In dollar amounts, how much price closes upwards/downwards relative to its daily open price:

1+               50
0.75 to <1       100
0.5 to <0.75     200
0.25 to <0.5     500
0 to <0.25       800
-0.25 to <0      800
-0.5 to <-0.25:  500
-0.75 to <-0.5:  200
-1 to <-0.75:    100
-1-:             50



So this distribution is of course generated from the "open" price, and its likelihood to end up in any of the areas, such as 0.25 to <0.5 is 500 of the total # of days analyzed.

However, how can I be able to analyze the movement after it already "deviates" from the open? Say, let's say price right now is at the 0.25 to <0.5 area, and the day has not closed yet.

How can I calculate the probabilities of a move to 0.5 to <0.75, or a move downwards instead, while I am currently at the 0.25 to <0.5 level, for example?
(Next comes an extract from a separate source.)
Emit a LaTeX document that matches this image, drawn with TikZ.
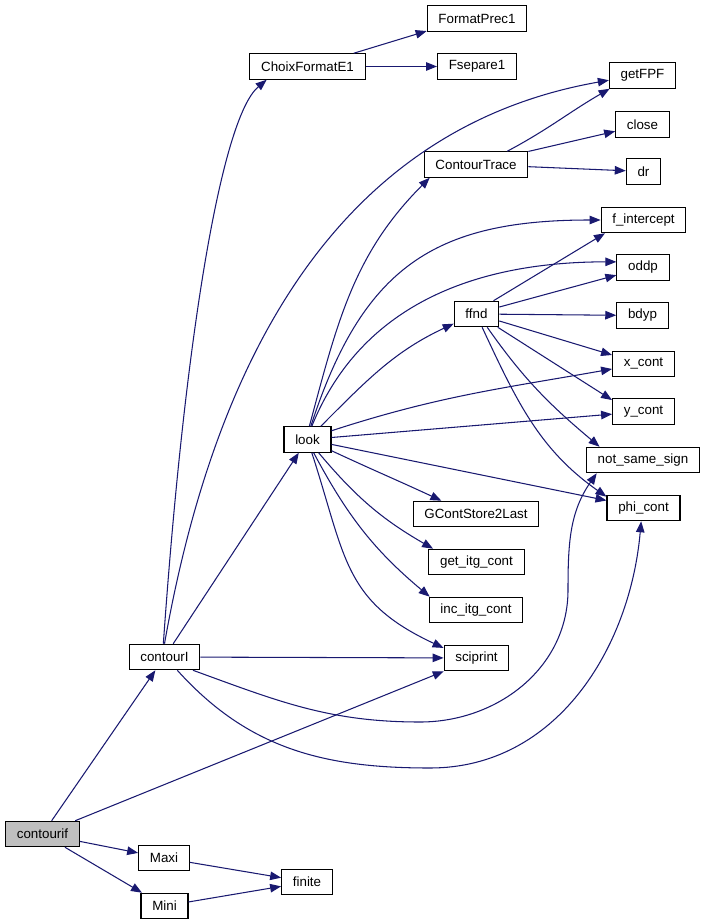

• I think that what you're asking about is the conditional probability of closing at some bracket given that some other bracket has been reached at some point in the day; do you have this data in your data set, or only open/close prices? Oct 4 '20 at 11:32
• @ItamarMushkin That sounds quite like what I'm trying to figure out how to do. I have the dataset of how much the close price deviates from the open price, which would give me a distribution seen close to what I've tried to emulate above. My struggle is, the % of time to close within each bracket is of course calculated from the open price. The probability is of course not the same, when price already moves, to say, the 0.5 to <0.75 bracket mid-day. Therefore I'd love to be able to calculate the "updated" probability of its likelihood to close within any higher/lower bracket given this move. Oct 4 '20 at 19:30

Let $$t$$ be the fraction of today's expected trades that haven't happened yet, calculated from the charts of historical trade volumes at different times of day.
Then $$\sqrt{t}$$ times the standard deviation for one day's price move gives the standard deviation for the remainder of today, according to the standard assumptions of Brownian motion or geometric Brownian motion.
So one simple reasonable way to convert the above table for 1 day into a table for $$t$$ days is to keep the right column fixed, and multiply the ranges in the left column of the table by $$\sqrt{t}$$.